Shimea Maret McDonald pleaded guilty June 22 to one charge of conspiracy to commit money laundering and one charge of aggravated identity theft, according to a court record.
McDonald was indicted on a number of other charges, but those will be dismissed as part of her plea.
McDonald worked with a man named Nana Kwabena Amuah to open bank accounts using identities a stolen from other people and set up shell companies to receive money from “a variety of victims,” her plea agreement said.
Authorities found more than 40 fake identity cards when they searched McDonald’s house, according to her plea agreement.
In 2022, others involved in the conspiracy impersonated a non-profit organization that had business with the city of Lexington and, using email, got city officials to send payments to the non-profit to a new bank account McDonald had set up using stolen identity information.

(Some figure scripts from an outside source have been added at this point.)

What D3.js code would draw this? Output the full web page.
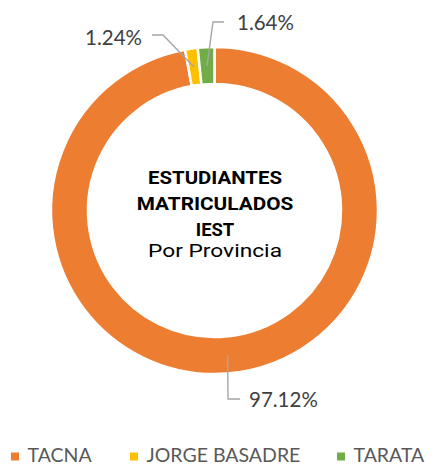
<!DOCTYPE html>
<html><head><meta charset="utf-8">
<script src="https://cdn.jsdelivr.net/npm/d3@7"></script>
<style>html,body{margin:0;padding:0;background:#fff;}svg{display:block;}</style>
</head><body>
<svg id="chart" width="432" height="464"></svg>
<script>
const categories = ["TACNA", "JORGE BASADRE", "TARATA"];
const values = [97.12, 1.24, 1.64];
const valueLabels = ["97.12%", "1.24%", "1.64%"];
const colors = ["#ED7D31", "#FFC000", "#70AD47"];
const titleLines = ["ESTUDIANTES", "MATRICULADOS", "IEST"];
const subtitle = "Por Provincia";

const W = 432, H = 464;
const cx = 214.5, cy = 210.5, outerR = 163.5, innerR = 126.5;
const svg = d3.select("#chart");
const g = svg.append("g").attr("transform", `translate(${cx},${cy})`);

const pie = d3.pie().sort(null).value(d => d)(values);
const arc = d3.arc().innerRadius(innerR).outerRadius(outerR);
const midArc = d3.arc().innerRadius((innerR + outerR) / 2).outerRadius((innerR + outerR) / 2);

g.selectAll("path.slice").data(pie).join("path")
  .attr("class", "slice")
  .attr("d", arc)
  .attr("fill", (d, i) => colors[i])
  .attr("stroke", "#fff")
  .attr("stroke-width", 2.5)
  .attr("stroke-linejoin", "miter");

// label layout (elbow, end of leader, text anchor) relative to centre
const labelLayout = [
  { elbow: [13.5, 188.5], end: [25.5, 188.5], text: [34.5, 196.5], anchor: "start" },
  { elbow: [-51.5, -175.5], end: [-62.5, -175.5], text: [-72.5, -165.5], anchor: "end" },
  { elbow: [-1.5, -188.5], end: [9.5, -188.5], text: [22.5, -180.5], anchor: "start" }
];

pie.forEach((d, i) => {
  const c = midArc.centroid(d);
  const L = labelLayout[i];
  g.append("path")
    .attr("d", d3.line()([c, L.elbow, L.end]))
    .attr("fill", "none")
    .attr("stroke", "#A6A6A6")
    .attr("stroke-width", 1.4);
  g.append("text")
    .attr("x", L.text[0]).attr("y", L.text[1])
    .attr("text-anchor", L.anchor)
    .attr("font-family", "Lato, 'Open Sans', sans-serif")
    .attr("font-size", 20.5)
    .attr("fill", "#404040")
    .text(valueLabels[i]);
});

// centre title: widen glyphs horizontally to match the reference face
function fitText(parent, str, y, width, size, weight) {
  const grp = parent.append("g").attr("transform", `translate(215,${y})`);
  const t = grp.append("text")
    .attr("x", 0).attr("y", 0)
    .attr("text-anchor", "middle")
    .attr("font-family", "Roboto, 'Open Sans', sans-serif")
    .attr("font-weight", weight)
    .attr("font-size", size)
    .attr("fill", "#000")
    .text(str);
  const w = t.node().getComputedTextLength();
  const sx = w > 0 ? width / w : 1;
  grp.attr("transform", `translate(215,${y}) scale(${sx},1)`);
}
const titleY = [183.5, 209.5, 236];
const titleW = [134, 156.5, 38.5];
titleLines.forEach((t, i) => fitText(svg, t, titleY[i], titleW[i], 18.6, 700));
fitText(svg, subtitle, 257, 134, 18, 400);

// legend
const legendX = [11, 130, 337];
const legend = svg.append("g");
categories.forEach((c, i) => {
  const lg = legend.append("g").attr("transform", `translate(${legendX[i]},0)`);
  lg.append("rect").attr("x", 0).attr("y", 452.5).attr("width", 8).attr("height", 8).attr("fill", colors[i]);
  lg.append("text").attr("x", 16.5).attr("y", 461.5)
    .attr("font-family", "Lato, 'Open Sans', sans-serif")
    .attr("font-size", 19.5)
    .attr("fill", "#595959")
    .text(c);
});
</script>
</body></html>
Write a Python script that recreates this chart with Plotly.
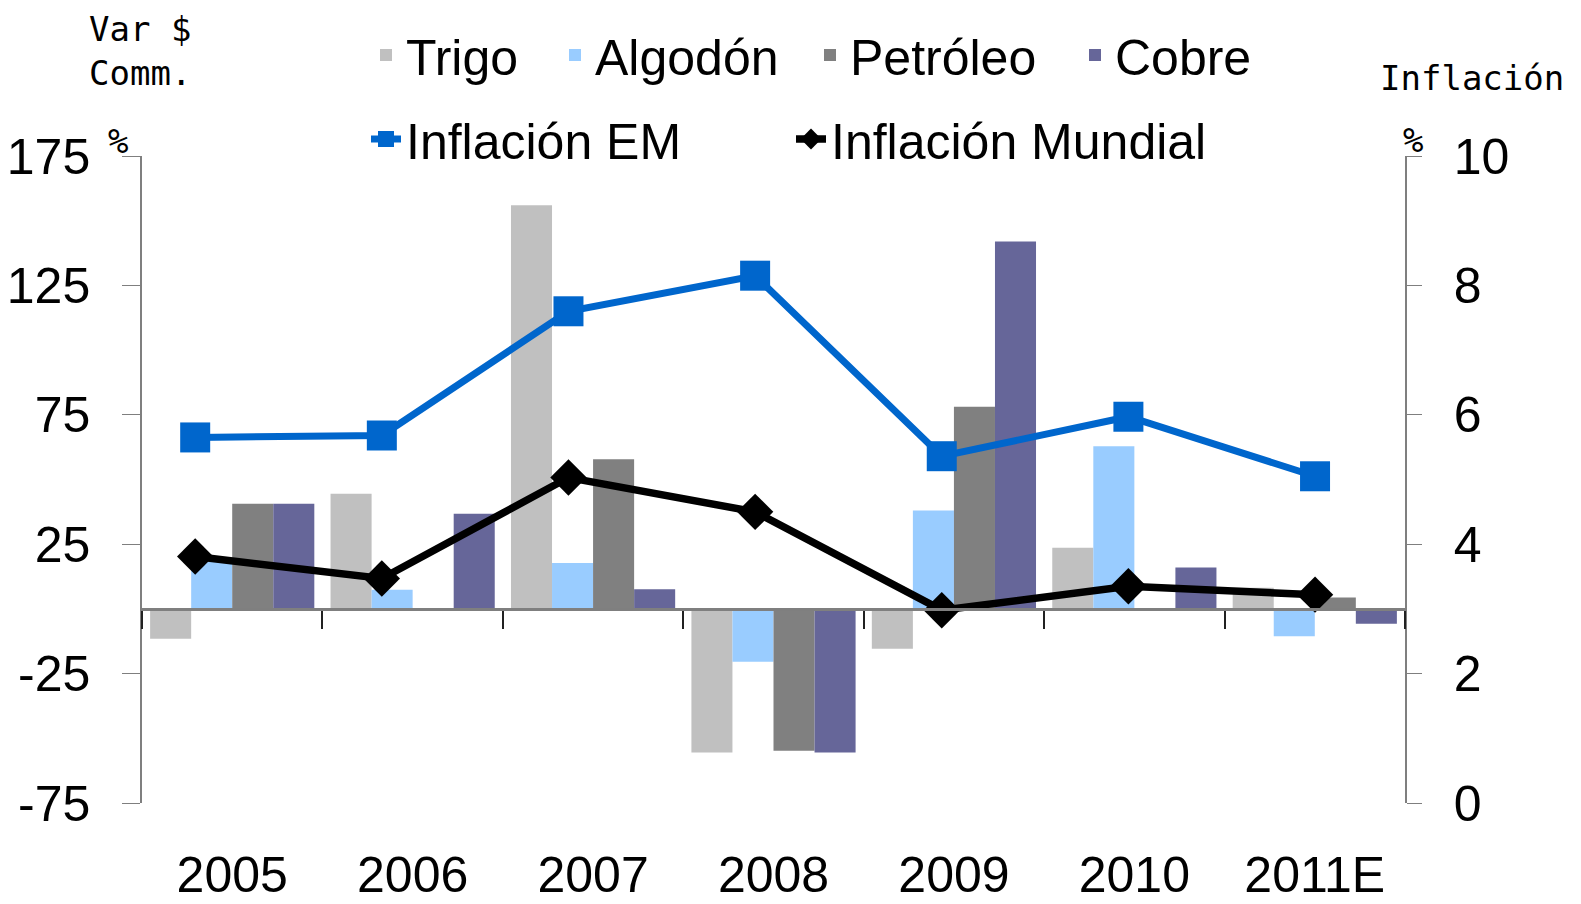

Some people involved in the conspiracy were outside the U.S., according to court documents.
The city sent large wire transfers to the account in August 2022, according to court documents, ultimately sending $3.9 million.
The money was meant to go to the Community Action Council for rent assistance and transitional housing, the city said.
Truist Bank and the city recovered all the money, according to the U.S. Department of Justice.
Amuah, a native of Ghana, operated out of New York, New Jersey, Florida, Texas and elsewhere and helped McDonald get fake identity cards, according to a court document.
When money from a victim was deposited into one of the shell companies, Amuah had McDonald wire or deliver money to him, and then he would get it to others involved in the conspiracy after taking his cut, the document said.
Amuah is scheduled to plead guilty Thursday to conspiracy to commit money laundering.
That charge has a maximum sentence of 20 years in prison.